**Exercise directions**
Copy the lines below as they are; omit the images they contain.
======== Source data ========
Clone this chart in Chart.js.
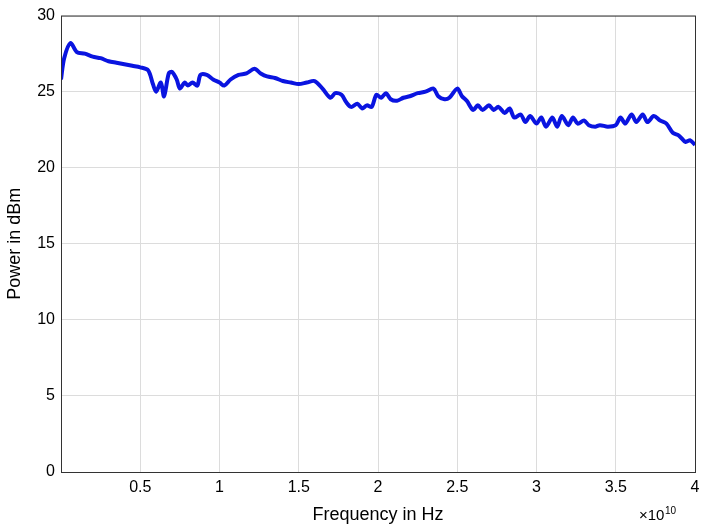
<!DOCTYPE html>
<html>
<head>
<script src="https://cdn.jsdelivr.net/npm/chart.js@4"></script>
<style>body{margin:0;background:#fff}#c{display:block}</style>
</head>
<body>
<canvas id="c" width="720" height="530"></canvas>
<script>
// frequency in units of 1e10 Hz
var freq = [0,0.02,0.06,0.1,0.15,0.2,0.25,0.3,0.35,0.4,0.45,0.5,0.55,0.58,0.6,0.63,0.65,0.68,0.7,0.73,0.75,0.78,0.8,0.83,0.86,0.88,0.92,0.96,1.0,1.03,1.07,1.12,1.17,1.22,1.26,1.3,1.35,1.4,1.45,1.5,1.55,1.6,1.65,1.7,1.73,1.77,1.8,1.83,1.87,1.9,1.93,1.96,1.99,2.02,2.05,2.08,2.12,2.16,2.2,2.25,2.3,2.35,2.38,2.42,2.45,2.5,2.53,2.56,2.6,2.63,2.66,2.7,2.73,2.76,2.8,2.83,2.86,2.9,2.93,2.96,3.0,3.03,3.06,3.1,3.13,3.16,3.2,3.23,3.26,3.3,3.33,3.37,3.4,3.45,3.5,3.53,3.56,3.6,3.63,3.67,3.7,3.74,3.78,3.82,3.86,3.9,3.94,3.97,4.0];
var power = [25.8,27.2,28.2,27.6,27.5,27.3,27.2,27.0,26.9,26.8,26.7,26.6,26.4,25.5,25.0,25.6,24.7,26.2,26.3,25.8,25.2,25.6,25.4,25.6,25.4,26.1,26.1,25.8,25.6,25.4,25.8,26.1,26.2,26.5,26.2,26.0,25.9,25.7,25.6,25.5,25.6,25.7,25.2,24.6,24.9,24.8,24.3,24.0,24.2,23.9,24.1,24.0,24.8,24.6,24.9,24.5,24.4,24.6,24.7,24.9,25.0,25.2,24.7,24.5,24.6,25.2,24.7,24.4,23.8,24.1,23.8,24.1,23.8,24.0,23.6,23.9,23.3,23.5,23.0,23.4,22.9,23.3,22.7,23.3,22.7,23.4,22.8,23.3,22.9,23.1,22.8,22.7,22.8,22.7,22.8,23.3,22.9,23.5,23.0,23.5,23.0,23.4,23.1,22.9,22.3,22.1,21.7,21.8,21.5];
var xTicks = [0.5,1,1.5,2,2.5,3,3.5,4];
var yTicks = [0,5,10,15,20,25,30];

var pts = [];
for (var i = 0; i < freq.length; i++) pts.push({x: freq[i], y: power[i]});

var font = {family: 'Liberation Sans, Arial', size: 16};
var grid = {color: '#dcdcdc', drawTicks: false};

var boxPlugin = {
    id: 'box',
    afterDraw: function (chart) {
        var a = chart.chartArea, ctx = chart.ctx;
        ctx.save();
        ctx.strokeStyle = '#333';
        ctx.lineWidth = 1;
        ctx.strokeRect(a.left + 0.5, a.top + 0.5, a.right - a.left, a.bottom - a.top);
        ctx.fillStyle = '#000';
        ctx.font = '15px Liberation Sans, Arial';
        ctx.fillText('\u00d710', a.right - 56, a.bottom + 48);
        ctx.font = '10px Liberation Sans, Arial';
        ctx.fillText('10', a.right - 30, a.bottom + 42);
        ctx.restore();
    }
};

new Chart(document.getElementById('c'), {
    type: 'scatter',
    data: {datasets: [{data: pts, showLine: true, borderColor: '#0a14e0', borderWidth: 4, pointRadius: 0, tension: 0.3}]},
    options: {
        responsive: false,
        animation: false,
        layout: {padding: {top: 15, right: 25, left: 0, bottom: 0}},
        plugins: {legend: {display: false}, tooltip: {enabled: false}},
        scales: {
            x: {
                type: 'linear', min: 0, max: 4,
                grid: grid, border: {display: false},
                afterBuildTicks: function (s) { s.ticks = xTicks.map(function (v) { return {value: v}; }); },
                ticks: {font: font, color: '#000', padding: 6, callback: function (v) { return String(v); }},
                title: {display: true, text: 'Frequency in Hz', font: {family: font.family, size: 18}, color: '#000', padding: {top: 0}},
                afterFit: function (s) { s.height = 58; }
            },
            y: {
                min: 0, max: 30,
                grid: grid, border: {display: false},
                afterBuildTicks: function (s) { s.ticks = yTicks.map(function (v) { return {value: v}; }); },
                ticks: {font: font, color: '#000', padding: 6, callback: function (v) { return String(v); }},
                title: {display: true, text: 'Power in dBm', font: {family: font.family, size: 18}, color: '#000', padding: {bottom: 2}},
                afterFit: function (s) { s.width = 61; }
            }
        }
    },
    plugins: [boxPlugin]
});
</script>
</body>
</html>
========
**Written answer**
Clone this chart in Chart.js.
<!DOCTYPE html>
<html>
<head>
<script src="https://cdn.jsdelivr.net/npm/chart.js@4"></script>
<style>body{margin:0;background:#fff}#c{display:block}</style>
</head>
<body>
<canvas id="c" width="720" height="530"></canvas>
<script>
// frequency in units of 1e10 Hz
var freq = [0,0.02,0.06,0.1,0.15,0.2,0.25,0.3,0.35,0.4,0.45,0.5,0.55,0.58,0.6,0.63,0.65,0.68,0.7,0.73,0.75,0.78,0.8,0.83,0.86,0.88,0.92,0.96,1.0,1.03,1.07,1.12,1.17,1.22,1.26,1.3,1.35,1.4,1.45,1.5,1.55,1.6,1.65,1.7,1.73,1.77,1.8,1.83,1.87,1.9,1.93,1.96,1.99,2.02,2.05,2.08,2.12,2.16,2.2,2.25,2.3,2.35,2.38,2.42,2.45,2.5,2.53,2.56,2.6,2.63,2.66,2.7,2.73,2.76,2.8,2.83,2.86,2.9,2.93,2.96,3.0,3.03,3.06,3.1,3.13,3.16,3.2,3.23,3.26,3.3,3.33,3.37,3.4,3.45,3.5,3.53,3.56,3.6,3.63,3.67,3.7,3.74,3.78,3.82,3.86,3.9,3.94,3.97,4.0];
var power = [25.8,27.2,28.2,27.6,27.5,27.3,27.2,27.0,26.9,26.8,26.7,26.6,26.4,25.5,25.0,25.6,24.7,26.2,26.3,25.8,25.2,25.6,25.4,25.6,25.4,26.1,26.1,25.8,25.6,25.4,25.8,26.1,26.2,26.5,26.2,26.0,25.9,25.7,25.6,25.5,25.6,25.7,25.2,24.6,24.9,24.8,24.3,24.0,24.2,23.9,24.1,24.0,24.8,24.6,24.9,24.5,24.4,24.6,24.7,24.9,25.0,25.2,24.7,24.5,24.6,25.2,24.7,24.4,23.8,24.1,23.8,24.1,23.8,24.0,23.6,23.9,23.3,23.5,23.0,23.4,22.9,23.3,22.7,23.3,22.7,23.4,22.8,23.3,22.9,23.1,22.8,22.7,22.8,22.7,22.8,23.3,22.9,23.5,23.0,23.5,23.0,23.4,23.1,22.9,22.3,22.1,21.7,21.8,21.5];
var xTicks = [0.5,1,1.5,2,2.5,3,3.5,4];
var yTicks = [0,5,10,15,20,25,30];

var pts = [];
for (var i = 0; i < freq.length; i++) pts.push({x: freq[i], y: power[i]});

var font = {family: 'Liberation Sans, Arial', size: 16};
var grid = {color: '#dcdcdc', drawTicks: false};

var boxPlugin = {
    id: 'box',
    afterDraw: function (chart) {
        var a = chart.chartArea, ctx = chart.ctx;
        ctx.save();
        ctx.strokeStyle = '#333';
        ctx.lineWidth = 1;
        ctx.strokeRect(a.left + 0.5, a.top + 0.5, a.right - a.left, a.bottom - a.top);
        ctx.fillStyle = '#000';
        ctx.font = '15px Liberation Sans, Arial';
        ctx.fillText('\u00d710', a.right - 56, a.bottom + 48);
        ctx.font = '10px Liberation Sans, Arial';
        ctx.fillText('10', a.right - 30, a.bottom + 42);
        ctx.restore();
    }
};

new Chart(document.getElementById('c'), {
    type: 'scatter',
    data: {datasets: [{data: pts, showLine: true, borderColor: '#0a14e0', borderWidth: 4, pointRadius: 0, tension: 0.3}]},
    options: {
        responsive: false,
        animation: false,
        layout: {padding: {top: 15, right: 25, left: 0, bottom: 0}},
        plugins: {legend: {display: false}, tooltip: {enabled: false}},
        scales: {
            x: {
                type: 'linear', min: 0, max: 4,
                grid: grid, border: {display: false},
                afterBuildTicks: function (s) { s.ticks = xTicks.map(function (v) { return {value: v}; }); },
                ticks: {font: font, color: '#000', padding: 6, callback: function (v) { return String(v); }},
                title: {display: true, text: 'Frequency in Hz', font: {family: font.family, size: 18}, color: '#000', padding: {top: 0}},
                afterFit: function (s) { s.height = 58; }
            },
            y: {
                min: 0, max: 30,
                grid: grid, border: {display: false},
                afterBuildTicks: function (s) { s.ticks = yTicks.map(function (v) { return {value: v}; }); },
                ticks: {font: font, color: '#000', padding: 6, callback: function (v) { return String(v); }},
                title: {display: true, text: 'Power in dBm', font: {family: font.family, size: 18}, color: '#000', padding: {bottom: 2}},
                afterFit: function (s) { s.width = 61; }
            }
        }
    },
    plugins: [boxPlugin]
});
</script>
</body>
</html>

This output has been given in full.